Japanese artist’s vagina kayak highlights sexism in obscenity laws in the country
Megumi Igarashi is an artist of a different kind. She has created a piece of art which has caused a stir worldwide, led to her arrest, and demonstrated the deeply sexist nature of her homeland, Japan.
The oeuvre in question is a bright yellow kayak with multicolored writing. What makes it special is the opening for the passenger, which is shaped in the form of the artists’ vagina. Through a crowdfunding initiative, Igarashi was able to use 3D scanner on her lady parts and 3D printer to create the boat.
Problems arose when the kayak’s 3D data was distributed to the donors who made the work possible. According to a report from The Japan Times, Iganashi was arrested in July of last year for “distributing obscene data”. She was released a few days later after pressure from thousands of people via a signed petition.
The artist was arrested once more in December, along with Minori Watanabe, after displaying the kayak in the window of a sex shop. Although Watanabe was released later in the day, Iganashi stands charged with three counts of distributing obscene data.

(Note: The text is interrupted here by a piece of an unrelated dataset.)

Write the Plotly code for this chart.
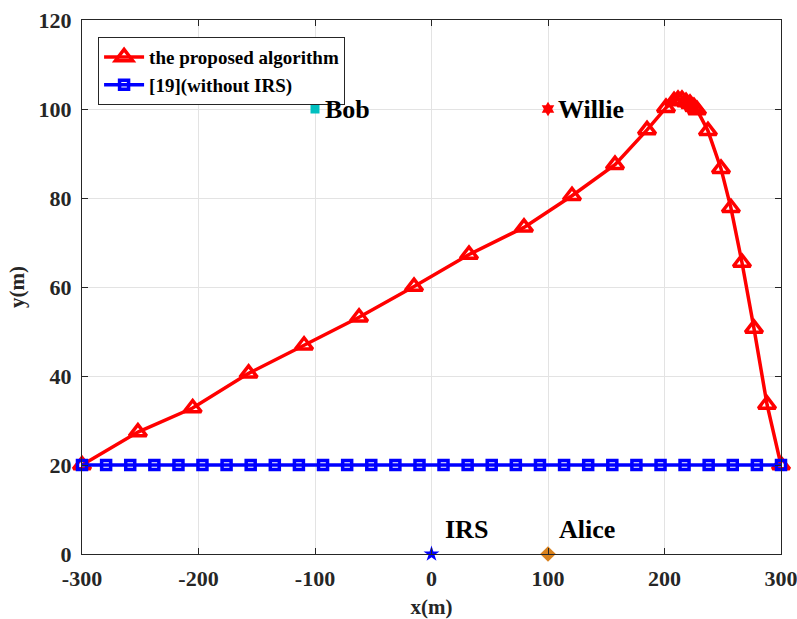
import plotly.graph_objects as go

# Proposed algorithm trajectory
prop_x = [-300, -252, -205, -157, -109.4, -62.2, -15, 32.2, 79.4, 120.6, 157.5, 185, 201.3,
          208.2, 211.6, 215, 218.5, 221.9, 225.3, 227.9,
          237.3, 248.5, 257, 266.5, 276.8, 288, 300]
prop_y = [20, 27.4, 32.8, 40.6, 46.9, 53.2, 60.1, 67.3, 73.4, 80.5, 87.5, 95.3, 100.3,
          101.8, 102.1, 102.1, 101.6, 101.2, 100.5, 99.8,
          95.1, 86.6, 77.8, 65.5, 50.7, 33.6, 20]

# [19] without IRS trajectory
base_x = [-300, -279.3, -258.6, -237.9, -217.2, -196.6, -175.9, -155.2, -134.5, -113.8,
          -93.1, -72.4, -51.7, -31.0, -10.3, 10.3, 31.0, 51.7, 72.4, 93.1,
          113.8, 134.5, 155.2, 175.9, 196.6, 217.2, 237.9, 258.6, 279.3, 300]
base_y = [20] * 30

# Node positions
node_names = ["Bob", "Willie", "IRS", "Alice"]
node_x = [-100, 100, 0, 100]
node_y = [100, 100, 0, 0]
label_x = [-93, 107, 10, 108]
label_y = [100, 100, 5.5, 5.5]

x_ticks = [-300, -200, -100, 0, 100, 200, 300]
x_ticktext = ["-300", "-200", "-100", "0", "100", "200", "300"]
y_ticks = [0, 20, 40, 60, 80, 100, 120]
y_ticktext = ["0", "20", "40", "60", "80", "100", "120"]

FONT = "Liberation Serif, Times New Roman, serif"

fig = go.Figure()
fig.add_trace(go.Scatter(
    x=prop_x, y=prop_y, mode="lines+markers", name="the proposed algorithm", cliponaxis=False,
    line=dict(color="#ff0000", width=3.5),
    marker=dict(symbol="triangle-up-open", size=15, color="#ff0000", line=dict(width=3.5, color="#ff0000")),
))
fig.add_trace(go.Scatter(
    x=base_x, y=base_y, mode="lines+markers", name="[19](without IRS)", cliponaxis=False,
    line=dict(color="#0000ff", width=3.5),
    marker=dict(symbol="square-open", size=9, color="#0000ff", line=dict(width=3.5, color="#0000ff")),
))

node_sym = ["square", "hexagram", "star", "diamond"]
node_col = ["#00bfbf", "#ff0000", "#0000ff", "#d9821e"]
node_size = [9, 11, 12, 12]
for i in range(4):
    fig.add_trace(go.Scatter(
        x=[node_x[i]], y=[node_y[i]], mode="markers", showlegend=False, cliponaxis=False,
        marker=dict(symbol=node_sym[i], size=node_size[i], color=node_col[i], line=dict(width=0)),
    ))
    fig.add_annotation(x=label_x[i], y=label_y[i], text=node_names[i], showarrow=False,
                       xanchor="left", yanchor="middle",
                       font=dict(family=FONT, size=26, color="black", weight="bold"))

axis_common = dict(
    showgrid=True, gridcolor="#e3e3e3", gridwidth=1,
    showline=True, linecolor="#262626", linewidth=1, mirror="ticks",
    ticks="inside", ticklen=6, tickcolor="#262626", zeroline=False, automargin=False,
    ticklabeloverflow="allow", ticklabelstandoff=5,
    tickfont=dict(family=FONT, size=22, color="#262626", weight="bold"),
)
fig.update_xaxes(range=[-300, 300], tickmode="array", tickvals=x_ticks, ticktext=x_ticktext,
                 title=dict(text="x(m)", font=dict(family=FONT, size=21, color="#262626", weight="bold"), standoff=10),
                 **axis_common)
fig.update_yaxes(range=[0, 120], tickmode="array", tickvals=y_ticks, ticktext=y_ticktext,
                 title=dict(text="y(m)", font=dict(family=FONT, size=21, color="#262626", weight="bold"), standoff=8),
                 **axis_common)

fig.update_layout(
    width=797, height=619,
    margin=dict(l=82, r=16, t=20, b=65),
    plot_bgcolor="white", paper_bgcolor="white",
    legend=dict(x=0.023, y=0.968, xanchor="left", yanchor="top",
                bgcolor="white", bordercolor="#262626", borderwidth=1,
                font=dict(family=FONT, size=19, color="black", weight="bold"),
                tracegroupgap=0, itemwidth=40),
)

fig.write_html("out.html")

If convicted the artist faces up to two years in prison and a fine of $20,000 USD.
Freedom of speech, as understood in Canada, technically applies in Japan as well. According to the Japanese constitution, ch. 3 Article 21, “Freedom … of speech, press, and all other forms of expression are guaranteed.”
In practice, according to The Japan Times, a variety of “obscenity laws ban pictures of actual genitalia, which normally are obscured in pornography.”
In other words, the home of tentacle porn, does not allow depiction of the genitals…sort of.
It should be noted that Iganashi’s depiction of female genitalia is nothing new for the artist. Her personal web page is filled with various anime-esque models based on this form. Also, the form of the kayak itself is difficult to recognize. The audience almost has to know what they are looking at in order to see a vagina.
What the artist’s crime seems to be is becoming famous—and being a woman.
According to an interview with the artist in The Daily Beast, Japan is home to at least one penis festival. For example, the city of Kawasaki holds an annual “Festival of the Steel Phallus” in which penis shaped shrines are paraded through the streets. These types of events are not deemed obscene even though they portray male genitalia.
Japan is not necessarily against the portrayal of genitalia, only the female form.
According to her interview with The Daily Beast, it is specifically the taboo around female genitalia that Iganashi is working to normalize: “she ‘wanted to make [it] more casual and pop’ by creating accessories like vagina-shaped lampshades and smartphone cases”.
One can only hope that Iganashi is victorious in her quest, and that the people stand with her and pressure Japan into releasing a valuable voice in the work towards sexual equality.